I already answered the Exercise 8.N so I'm able to apply it, but, I just have no idea about how to do this. I'm working on it, but if you guys have any hint to me, would be great.

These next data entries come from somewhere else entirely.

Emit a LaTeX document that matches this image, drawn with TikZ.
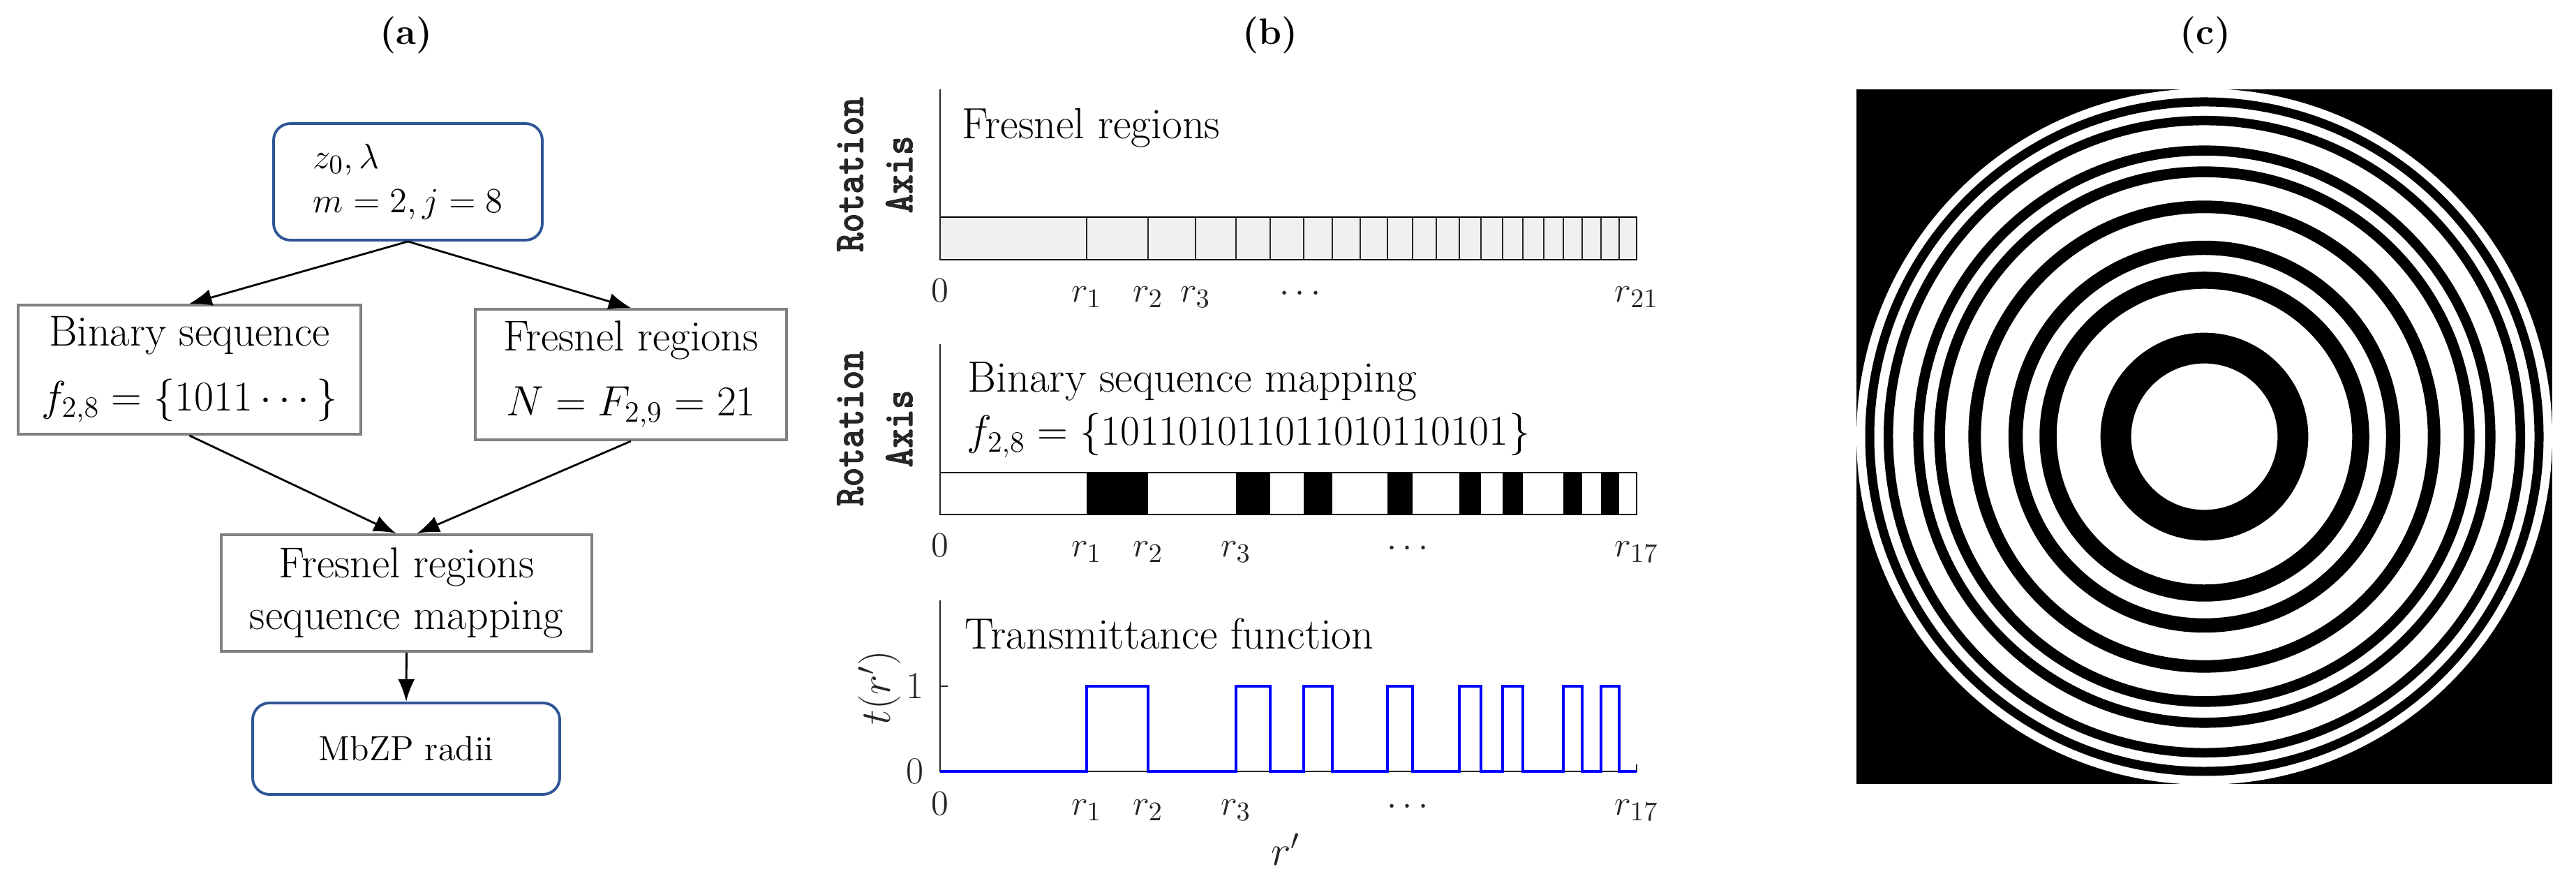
\documentclass[tikz,border=0pt]{standalone}
\usepackage{amsmath}
\usepackage{amssymb}
\usepackage{fontspec}
\newfontfamily\axisfont{lmmonolt10-bold.otf}[FakeStretch=0.87, FakeBold=1.5]
\usepackage{tikz}
\usetikzlibrary{arrows.meta}

\definecolor{boxblue}{RGB}{47,85,151}
\definecolor{boxgray}{RGB}{128,128,128}
\definecolor{axgray}{RGB}{38,38,38}

% zones that are black in the bar (offsets from the axis, in cm)
\newcommand{\zoneblocks}{2.10/2.98, 4.24/4.73, 5.21/5.62, 6.41/6.77, 7.44/7.75, 8.06/8.35, 8.93/9.20, 9.47/9.73}

\begin{document}
\begin{tikzpicture}[
		bluebox/.style={draw=boxblue, line width=1.1pt, rounded corners=0.24cm, inner sep=0pt},
		graybox/.style={draw=boxgray, line width=1.1pt, inner sep=0pt, align=center, font=\fontsize{17.6}{26.4}\selectfont},
		arr/.style={-{Latex[length=0.32cm,width=0.24cm]}, line width=0.8pt},
		tag/.style={font=\fontsize{15}{18}\selectfont\bfseries},
		title/.style={anchor=base west, inner sep=0pt, font=\fontsize{17.8}{21}\selectfont},
		tick/.style={anchor=base, inner sep=0pt, text=axgray, font=\fontsize{15}{18}\selectfont},
		axlabel/.style={rotate=90, align=center, text=axgray, font=\axisfont\fontsize{17.3}{20.1}\selectfont}]
	\useasboundingbox (0,0) rectangle (36.91,12.62);

	% (a) flow chart
	\node[tag] (taga) at (5.82,12.12) {(a)};
	\node[bluebox, minimum width=3.85cm, minimum height=1.67cm, align=left, font=\fontsize{15.4}{18.1}\selectfont] (input) at (5.845,10.015) {$z_0,\lambda$\\$m=2, j=8$};
	\node[graybox, minimum width=4.91cm, minimum height=1.85cm] (binseq) at (2.715,7.325) {Binary sequence\\$f_{2,8}=\{1011\cdots\}$};
	\node[graybox, minimum width=4.46cm, minimum height=1.87cm] (fresnel) at (9.04,7.255) {Fresnel regions\\$N=F_{2,9}=21$};
	\node[graybox, minimum width=5.31cm, minimum height=1.67cm, font=\fontsize{17.6}{21}\selectfont] (mapping) at (5.825,4.125) {Fresnel regions\\sequence mapping};
	\node[bluebox, minimum width=4.40cm, minimum height=1.31cm, font=\fontsize{14.3}{17}\selectfont] (radii) at (5.82,1.895) {MbZP radii};

	\draw[arr] (input.south) -- (binseq.north);
	\draw[arr] (input.south) -- (fresnel.north);
	\draw[arr] (binseq.south) -- ([xshift=-0.15cm]mapping.north);
	\draw[arr] (fresnel.south) -- ([xshift=0.15cm]mapping.north);
	\draw[arr] (mapping.south) -- (radii.north);

	% (b) top: Fresnel regions
	\node[tag] (tagb) at (18.20,12.12) {(b)};
	\fill[gray!12] (13.47,8.90) rectangle (23.45,9.51);
	\foreach \r in {2.10,2.98,3.66,4.24,4.73,5.21,5.62,6.02,6.41,6.77,7.11,7.44,7.75,8.06,8.35,8.65,8.93,9.20,9.47,9.73}
		\draw[axgray, line width=0.3pt] (13.47+\r,8.90) -- (13.47+\r,9.51);
	\draw[line width=0.6pt] (13.47,8.90) rectangle (23.45,9.51);
	\draw[axgray, line width=0.4pt] (13.47,11.34) -- (13.47,8.90);
	\node[axlabel] (rot1) at (12.535,10.12) {Rotation\\Axis};
	\node[title] (ttl1) at (13.78,10.63) {Fresnel regions};
	\foreach \x/\t [count=\i] in {0/0, 2.10/r_1, 2.98/r_2, 3.66/r_3, 5.20/\cdots, 9.98/r_{21}}
		\node[tick] (ta\i) at (13.47+\x,8.29) {$\t$};

	% (b) middle: binary sequence mapping
	\foreach \a/\b in \zoneblocks
		\fill (13.47+\a,5.25) rectangle (13.47+\b,5.85);
	\draw[line width=0.6pt] (13.47,5.25) rectangle (23.45,5.85);
	\draw[axgray, line width=0.4pt] (13.47,7.69) -- (13.47,5.25);
	\node[axlabel] (rot2) at (12.535,6.48) {Rotation\\Axis};
	\node[title] (ttl2) at (13.86,7.00) {Binary sequence mapping};
	\node[title] (seq) at (13.85,6.24) {$f_{2,8}=\{101101011011010110101\}$};
	\foreach \x/\t [count=\i] in {0/0, 2.10/r_1, 2.98/r_2, 4.24/r_3, 6.74/\cdots, 9.98/r_{17}}
		\node[tick] (tb\i) at (13.47+\x,4.64) {$\t$};

	% (b) bottom: transmittance function
	\draw[axgray, line width=0.4pt] (13.47,4.02) -- (13.47,1.57) -- (23.45,1.57) -- (23.45,1.67);
	\draw[axgray, line width=0.4pt] (13.47,2.79) -- (13.58,2.79);
	\draw[blue, line width=1.15pt] (13.47,1.57)
		\foreach \a/\b in \zoneblocks {-- (13.47+\a,1.57) -- (13.47+\a,2.79) -- (13.47+\b,2.79) -- (13.47+\b,1.57)}
		-- (23.45,1.57);
	\node[title] (ttl3) at (13.82,3.32) {Transmittance function};
	\node[anchor=east, text=axgray, font=\fontsize{15.5}{18}\selectfont] (one) at (13.36,2.79) {1};
	\node[anchor=east, text=axgray, font=\fontsize{15.5}{18}\selectfont] (zero) at (13.36,1.57) {0};
	\node[rotate=90, text=axgray, font=\fontsize{17}{20}\selectfont] (tlab) at (12.60,2.77) {$t(r')$};
	\node[text=axgray, font=\fontsize{16.5}{20}\selectfont] (rlab) at (18.42,0.45) {$r'$};
	\foreach \x/\t [count=\i] in {0/0, 2.10/r_1, 2.98/r_2, 4.24/r_3, 6.74/\cdots, 9.98/r_{17}}
		\node[tick] (tc\i) at (13.47+\x,0.94) {$\t$};

	% (c) zone plate
	\node[tag] (tagc) at (31.60,12.12) {(c)};
	\coordinate (zp) at (31.585,6.365);
	\begin{scope}
		\clip (26.60,1.39) rectangle (36.57,11.34);
		\fill[black] (26.60,1.39) rectangle (36.57,11.34);
		\fill[white] (zp) circle[radius=4.985];
		\foreach \a/\b in \zoneblocks
			\fill[black, even odd rule] (zp) circle[radius=0.4995*\b] circle[radius=0.4995*\a];
	\end{scope}
\end{tikzpicture}
\end{document}
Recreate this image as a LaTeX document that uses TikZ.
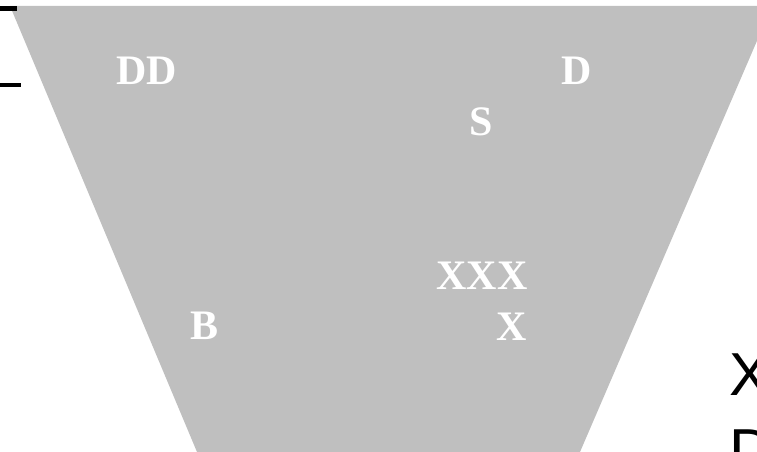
\documentclass[tikz,border=0pt]{standalone}
\usepackage{fontspec}
\setmainfont{Liberation Serif}
\newfontfamily\sansfam{Liberation Sans}
\tikzset{
  lbl/.style={text=white,inner sep=0pt,font=\fontsize{31.5}{36}\selectfont\bfseries},
  side/.style={inner sep=0pt,anchor=base west,font=\fontsize{45.5}{52}\selectfont\sansfam}
}
\begin{document}
\begin{tikzpicture}[x=0.75pt,y=0.75pt]
\useasboundingbox (0,0) rectangle (757,452);
\clip (0,0) rectangle (757,452);

\fill[gray!50!white,fill=black!25] (10,446) -- (772,446) -- (580,0) -- (197,0) -- cycle;

\coordinate (s1a) at (0,443.5);
\coordinate (s1b) at (17,443.5);
\coordinate (s2a) at (0,367);
\coordinate (s2b) at (21,367);
\draw[line width=3.4pt] (s1a) -- (s1b);
\draw[line width=3.4pt] (s2a) -- (s2b);

\node[lbl] (dd) at (147,381.5) {DD};
\node[lbl] (d) at (577,381.5) {D};
\node[lbl] (s) at (481,330.5) {S};
\node[lbl] (xxx) at (482,176.5) {XXX};
\node[lbl] (b) at (204.5,126.5) {B};
\node[lbl] (x) at (512,125.5) {X};

\node[side] (sx) at (729,56) {X};
\node[side] (sd) at (729,-20) {D};
\end{tikzpicture}
\end{document}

 A: Let $\lambda,\mu,\nu$ be $\sigma$-finite measures on $(X,\textbf{X})$. Assume first that $\nu\ll\lambda$ and $\lambda\ll\mu$. Take $g=\chi_E\frac{d\mu}{d\lambda}$ in 8.N and let $f=\frac{d\lambda}{d\mu}$ so that$$
\int_Eg\,d\lambda=\int_E gf\,d\mu=\int_E \frac{d\mu}{d\lambda}\frac{d\lambda}{d\mu}\,d\mu.
$$
By the Radon-Nikodym Theorem, we have that$$
\nu(E)=\int_E g\,d\lambda=\int_E \frac{d\mu}{d\lambda}\frac{d\lambda}{d\mu}\,d\mu.
$$
Hence,$$
\frac{d\mu}{d\lambda}\frac{d\lambda}{d\mu}=\frac{d\nu}{d\mu}.
$$
Now, for $j=1,2$, let $\lambda_j\ll\mu$. By the Radon-Nikodym Theorem, we have that$$
(\lambda_1+\lambda_2)(E)=\int_E f\,d\mu.
$$
On the other hand,\begin{align*}
\int_E\left(\frac{d\lambda_1}{d\mu}+ \frac{d\lambda_2}{d\mu}\right)\,d\mu&=\int_E \frac{d\lambda_1}{d\mu}\,d\mu+\int_E\frac{d\lambda_2}{d\mu}\,d\mu=\lambda_1(E)+\lambda_2(E)=(\lambda_1+\lambda_2)(E).
\end{align*}
Now, let $\{\phi_n^\pm\}$ be such that $\phi_n^\pm\nearrow g^\pm$, with $g\in M^+(X,\textbf{X})$. Then,\begin{align*}
\int_Xg\,d\lambda&=\int_X g^+\,d\lambda -\int_Xg^-\,d\lambda=\lim_{n\to\infty}\int_X \phi_n^+\,d\lambda-\lim_{n\to\infty}\int_X\phi_n^-\,d\lambda\\
&=\lim_{n\to\infty}\int_X \phi_n^+f\,d\mu -\lim_{n\to\infty}\int_X\phi_n^- f\,d\mu=\int_X\lim_{n\to\infty}\phi_n^+f\,d\mu-\int_X \lim_{n\to\infty} \phi_n^-f\,d\mu\\
&=\int_X g^+f\,d\mu-\int_X g^-f\,d\mu=\int_X(g^+-g^-)f\,d\mu\\
&=\int_X gf\,d\mu.
\end{align*}